For example, he wrote of the advanced age of many French politicians, describing their presence as "government by bus-pass holders" and commenting that, when Harold Wilson talked of a week's being a long time in politics, he could not have had in mind the career structures of French politicians. Then he went on to write about the intellectual agility and administrative competence that the system instilled in its governing elite, the weakness of political parties and the resources provided by city halls.
Morris was a very successful teacher of politics, both British and French, well appreciated both in Britain and France. His sudden and early death from cancer is the more tragic since he was starting on a new and important period in his life.
Having recently been appointed to the Chair of Modern Politics and History at Aston University, he was about to begin his term as Head of the Department of Languages and European Studies. He had been invited by Roland Dumas to become the British representative at the Institut Francois Mitterrand in Paris and was beginning to get embroiled in the controversy concerning the disposal of Mitterrand's private archives and their availability to researchers. The book on which he was working, with his French colleagues Serge Berstein and Nicolas Roussellier, about the history of Democratic Liberalism, is a considerable work in a major series.

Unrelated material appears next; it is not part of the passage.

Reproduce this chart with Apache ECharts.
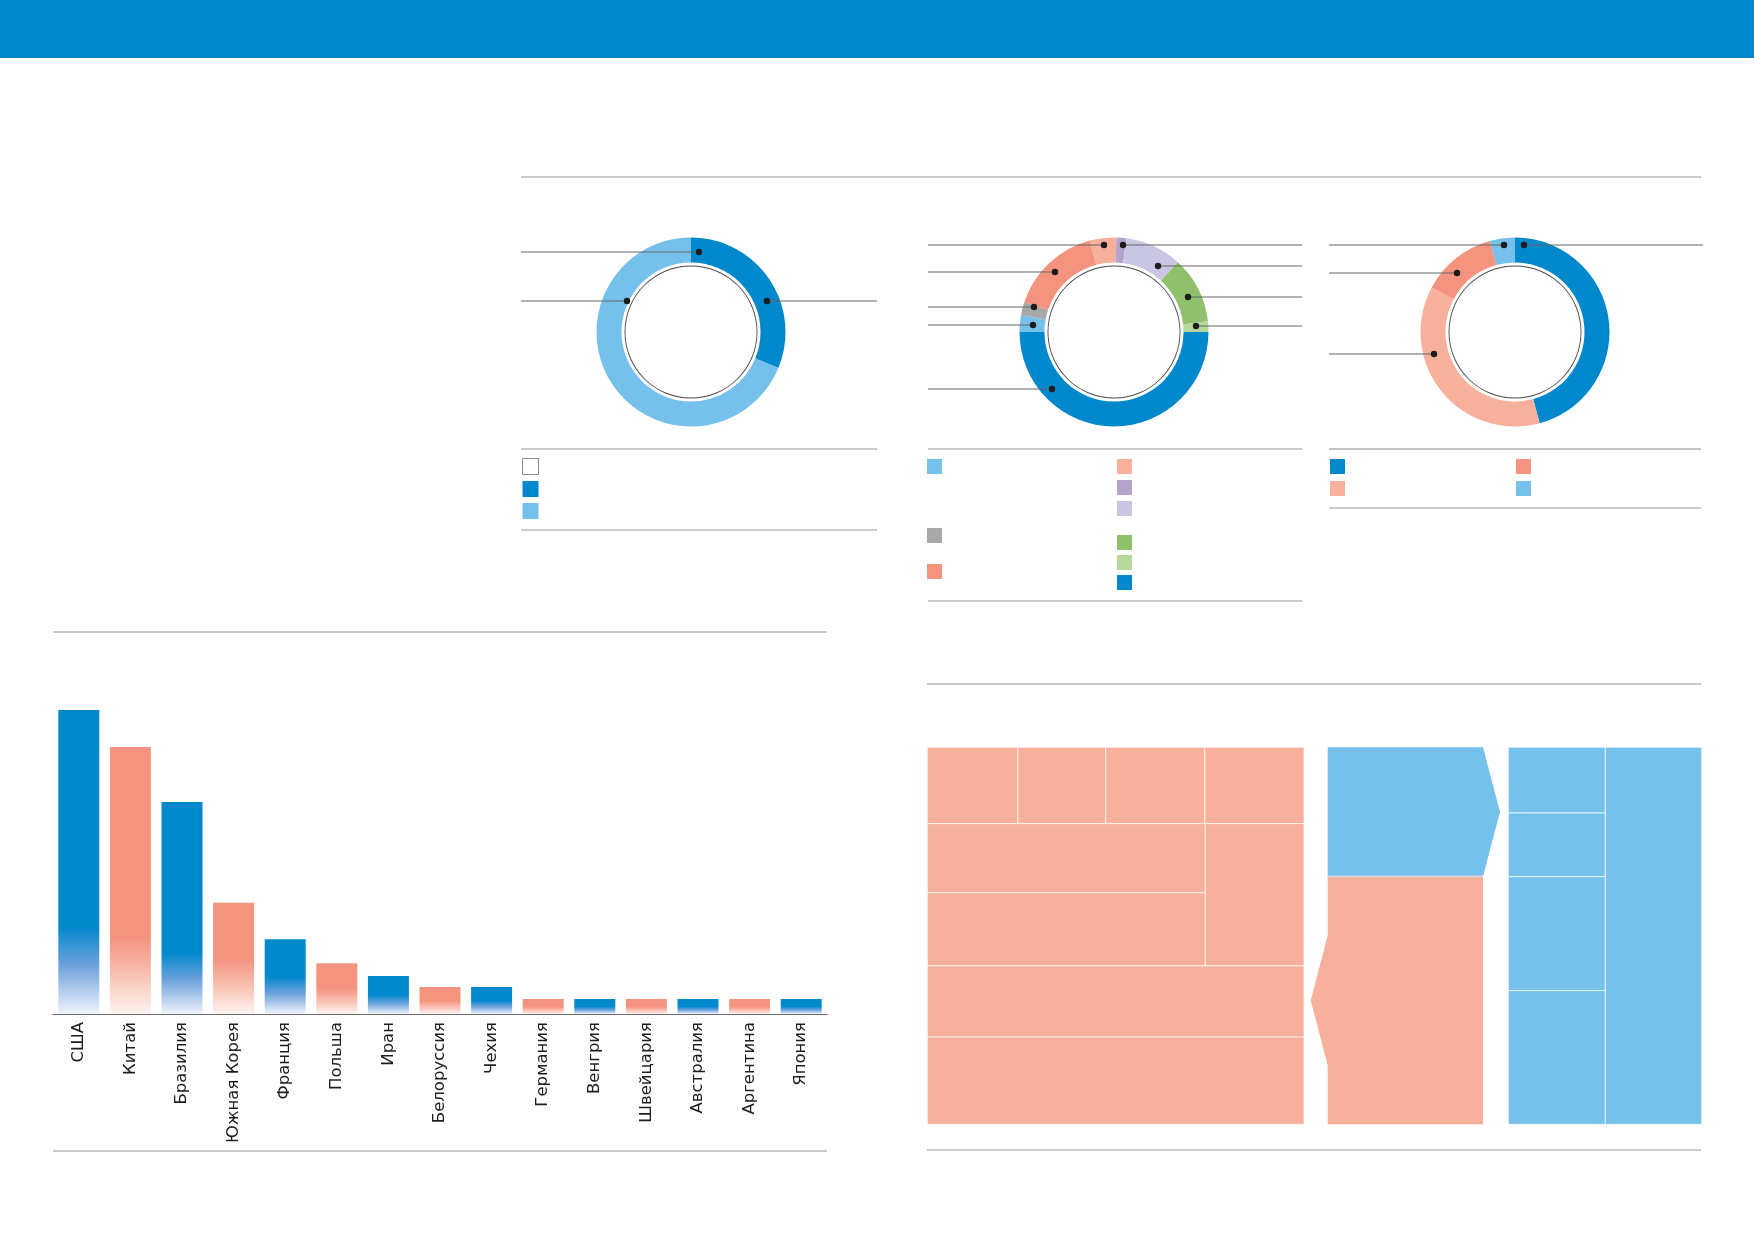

Morris was educated at Cambridge High School for Boys and at Emmanuel College, where he became a Research Fellow. He was also an auditeur libre at the Ecole Normale Superieure in Paris. Then for nearly 25 years he was Lecturer and Senior Lecturer at Nottingham University, from where he was three times invited to teach at the Institut d'Etudes Politiques in Paris. Both there and in Nottingham he established excellent relations with students.
In Paris Morris appeared as the sort of Englishman whom young French people had read about and who they thought no longer existed. He was cheerful, good-tempered and tolerant. He was patient, ready to help those for whom the intricacies of the French Radical Party (on which he wrote his Cambridge doctorate thesis) or the complexities of Labour Party politics appeared baffling. At the centenary celebrations for General de Gaulle held in Paris during November 1990, he was much in demand when the news broke of the resignation of Margaret Thatcher.
His books French Politics Today (1994) and Consensus Politics from Attlee to Thatcher (1989) were adopted as textbooks in many universities, and his Histoire du Royaume Uni (1993) was widely read in France. He played an important role in the British Association for the Study of Modern and Contemporary France from its foundation in 1979.
Most summers he spent in Normandy, at Barneville, on the Cotentin coast. There he was a popular figure, especially in the Place de l'Eglise. One of the last stories he brought back from there was about his conversation with a neighbour who assured him that the Princess of Wales had behaved with much more dignity than had President Mitterrand.
Peter Morris, political historian: born Cambridge 2 September 1946; Lecturer in Politics, Nottingham University 1972-89, Senior Lecturer 1989- 96; Professor of Modern History and Politics, Aston University 1996-97; married; died Nottingham 1 February 1997.